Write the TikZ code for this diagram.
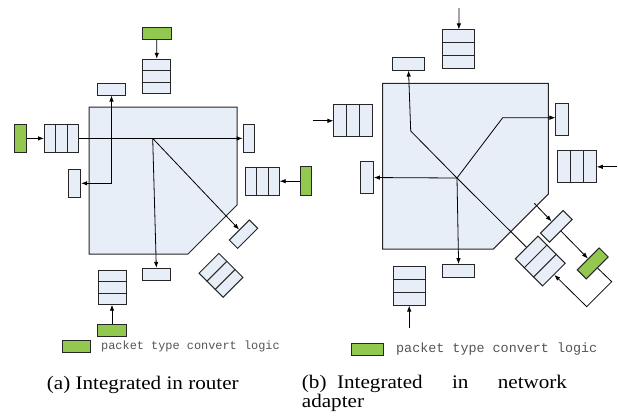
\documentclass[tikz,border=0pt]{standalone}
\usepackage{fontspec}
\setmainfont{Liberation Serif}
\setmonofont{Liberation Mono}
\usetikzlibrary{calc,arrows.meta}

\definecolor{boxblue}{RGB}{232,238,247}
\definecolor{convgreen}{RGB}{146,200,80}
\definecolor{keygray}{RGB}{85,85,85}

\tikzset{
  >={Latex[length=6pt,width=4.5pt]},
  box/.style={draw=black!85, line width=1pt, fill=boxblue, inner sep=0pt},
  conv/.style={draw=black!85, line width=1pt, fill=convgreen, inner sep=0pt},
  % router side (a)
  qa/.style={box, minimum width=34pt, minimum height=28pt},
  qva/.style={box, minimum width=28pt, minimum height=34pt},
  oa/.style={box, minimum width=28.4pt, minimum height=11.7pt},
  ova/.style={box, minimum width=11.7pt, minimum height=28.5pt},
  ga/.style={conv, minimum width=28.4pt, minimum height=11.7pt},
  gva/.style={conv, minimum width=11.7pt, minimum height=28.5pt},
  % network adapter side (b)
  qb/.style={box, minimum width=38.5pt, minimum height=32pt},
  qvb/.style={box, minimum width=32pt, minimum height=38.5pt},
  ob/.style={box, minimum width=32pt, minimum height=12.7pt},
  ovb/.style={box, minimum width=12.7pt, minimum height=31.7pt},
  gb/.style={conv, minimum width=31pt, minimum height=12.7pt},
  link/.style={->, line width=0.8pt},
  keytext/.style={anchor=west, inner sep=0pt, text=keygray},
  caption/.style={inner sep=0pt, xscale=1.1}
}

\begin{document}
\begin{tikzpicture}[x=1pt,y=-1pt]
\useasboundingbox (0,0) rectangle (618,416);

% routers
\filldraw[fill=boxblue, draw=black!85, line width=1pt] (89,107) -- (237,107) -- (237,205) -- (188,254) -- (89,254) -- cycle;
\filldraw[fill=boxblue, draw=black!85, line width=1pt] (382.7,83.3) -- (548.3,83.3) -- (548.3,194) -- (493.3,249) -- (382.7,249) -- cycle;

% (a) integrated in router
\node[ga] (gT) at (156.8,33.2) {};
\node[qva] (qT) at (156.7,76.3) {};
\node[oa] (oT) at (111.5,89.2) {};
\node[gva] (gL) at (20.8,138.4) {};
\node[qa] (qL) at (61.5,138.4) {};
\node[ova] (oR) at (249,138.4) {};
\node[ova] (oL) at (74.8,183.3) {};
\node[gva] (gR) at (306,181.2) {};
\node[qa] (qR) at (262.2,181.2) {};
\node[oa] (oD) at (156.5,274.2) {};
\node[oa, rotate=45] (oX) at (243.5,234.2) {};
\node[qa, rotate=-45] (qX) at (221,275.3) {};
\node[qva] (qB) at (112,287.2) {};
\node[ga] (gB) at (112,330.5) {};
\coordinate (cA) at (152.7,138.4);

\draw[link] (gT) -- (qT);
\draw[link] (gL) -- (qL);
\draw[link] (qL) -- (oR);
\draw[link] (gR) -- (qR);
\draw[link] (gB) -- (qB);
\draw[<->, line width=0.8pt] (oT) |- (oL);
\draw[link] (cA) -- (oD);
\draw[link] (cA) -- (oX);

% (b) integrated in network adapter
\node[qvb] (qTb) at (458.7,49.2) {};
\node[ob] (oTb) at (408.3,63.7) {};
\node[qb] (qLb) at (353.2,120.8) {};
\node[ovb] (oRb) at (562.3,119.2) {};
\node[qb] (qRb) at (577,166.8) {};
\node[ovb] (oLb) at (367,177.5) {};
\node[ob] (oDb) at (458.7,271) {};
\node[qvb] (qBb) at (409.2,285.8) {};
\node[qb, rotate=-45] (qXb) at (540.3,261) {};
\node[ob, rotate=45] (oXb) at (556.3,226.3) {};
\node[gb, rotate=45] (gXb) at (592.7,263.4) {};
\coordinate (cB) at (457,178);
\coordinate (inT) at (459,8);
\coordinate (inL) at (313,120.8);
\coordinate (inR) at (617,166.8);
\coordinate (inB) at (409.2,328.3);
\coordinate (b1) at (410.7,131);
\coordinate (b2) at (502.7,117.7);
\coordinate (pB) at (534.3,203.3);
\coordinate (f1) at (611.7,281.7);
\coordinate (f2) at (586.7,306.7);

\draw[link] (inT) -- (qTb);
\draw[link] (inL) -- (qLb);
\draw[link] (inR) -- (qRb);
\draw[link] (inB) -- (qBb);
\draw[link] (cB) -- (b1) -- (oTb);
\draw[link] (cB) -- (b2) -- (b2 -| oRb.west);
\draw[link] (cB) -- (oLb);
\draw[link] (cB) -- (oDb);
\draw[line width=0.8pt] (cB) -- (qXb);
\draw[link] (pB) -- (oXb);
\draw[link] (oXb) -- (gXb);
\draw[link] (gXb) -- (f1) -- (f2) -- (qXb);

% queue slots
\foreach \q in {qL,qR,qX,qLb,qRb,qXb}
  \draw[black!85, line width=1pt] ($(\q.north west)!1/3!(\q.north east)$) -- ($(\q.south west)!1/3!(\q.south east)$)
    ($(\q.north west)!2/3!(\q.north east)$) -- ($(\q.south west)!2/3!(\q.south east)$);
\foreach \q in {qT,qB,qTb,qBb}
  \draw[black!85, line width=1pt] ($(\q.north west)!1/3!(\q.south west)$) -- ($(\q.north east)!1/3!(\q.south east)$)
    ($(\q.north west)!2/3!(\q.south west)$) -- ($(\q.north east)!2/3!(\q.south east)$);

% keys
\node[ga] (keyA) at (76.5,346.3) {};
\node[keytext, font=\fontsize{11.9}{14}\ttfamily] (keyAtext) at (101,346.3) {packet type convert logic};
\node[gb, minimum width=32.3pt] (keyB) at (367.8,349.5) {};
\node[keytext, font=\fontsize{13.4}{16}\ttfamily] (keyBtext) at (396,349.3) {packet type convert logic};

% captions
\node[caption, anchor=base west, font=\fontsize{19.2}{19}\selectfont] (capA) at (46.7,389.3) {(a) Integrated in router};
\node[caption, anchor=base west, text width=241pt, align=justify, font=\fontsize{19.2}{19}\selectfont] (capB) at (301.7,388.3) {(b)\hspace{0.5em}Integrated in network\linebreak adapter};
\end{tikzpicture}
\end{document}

◆ INSTRUCTIONS TO FOLLOW: Write out, word for word, the lines from the start of the data through the one holding "(382.7,249) -- cycle;". Omit pictures.

◆ SOLUTION TO THE EXERCISE:
Write the TikZ code for this diagram.
\documentclass[tikz,border=0pt]{standalone}
\usepackage{fontspec}
\setmainfont{Liberation Serif}
\setmonofont{Liberation Mono}
\usetikzlibrary{calc,arrows.meta}

\definecolor{boxblue}{RGB}{232,238,247}
\definecolor{convgreen}{RGB}{146,200,80}
\definecolor{keygray}{RGB}{85,85,85}

\tikzset{
  >={Latex[length=6pt,width=4.5pt]},
  box/.style={draw=black!85, line width=1pt, fill=boxblue, inner sep=0pt},
  conv/.style={draw=black!85, line width=1pt, fill=convgreen, inner sep=0pt},
  % router side (a)
  qa/.style={box, minimum width=34pt, minimum height=28pt},
  qva/.style={box, minimum width=28pt, minimum height=34pt},
  oa/.style={box, minimum width=28.4pt, minimum height=11.7pt},
  ova/.style={box, minimum width=11.7pt, minimum height=28.5pt},
  ga/.style={conv, minimum width=28.4pt, minimum height=11.7pt},
  gva/.style={conv, minimum width=11.7pt, minimum height=28.5pt},
  % network adapter side (b)
  qb/.style={box, minimum width=38.5pt, minimum height=32pt},
  qvb/.style={box, minimum width=32pt, minimum height=38.5pt},
  ob/.style={box, minimum width=32pt, minimum height=12.7pt},
  ovb/.style={box, minimum width=12.7pt, minimum height=31.7pt},
  gb/.style={conv, minimum width=31pt, minimum height=12.7pt},
  link/.style={->, line width=0.8pt},
  keytext/.style={anchor=west, inner sep=0pt, text=keygray},
  caption/.style={inner sep=0pt, xscale=1.1}
}

\begin{document}
\begin{tikzpicture}[x=1pt,y=-1pt]
\useasboundingbox (0,0) rectangle (618,416);

% routers
\filldraw[fill=boxblue, draw=black!85, line width=1pt] (89,107) -- (237,107) -- (237,205) -- (188,254) -- (89,254) -- cycle;
\filldraw[fill=boxblue, draw=black!85, line width=1pt] (382.7,83.3) -- (548.3,83.3) -- (548.3,194) -- (493.3,249) -- (382.7,249) -- cycle;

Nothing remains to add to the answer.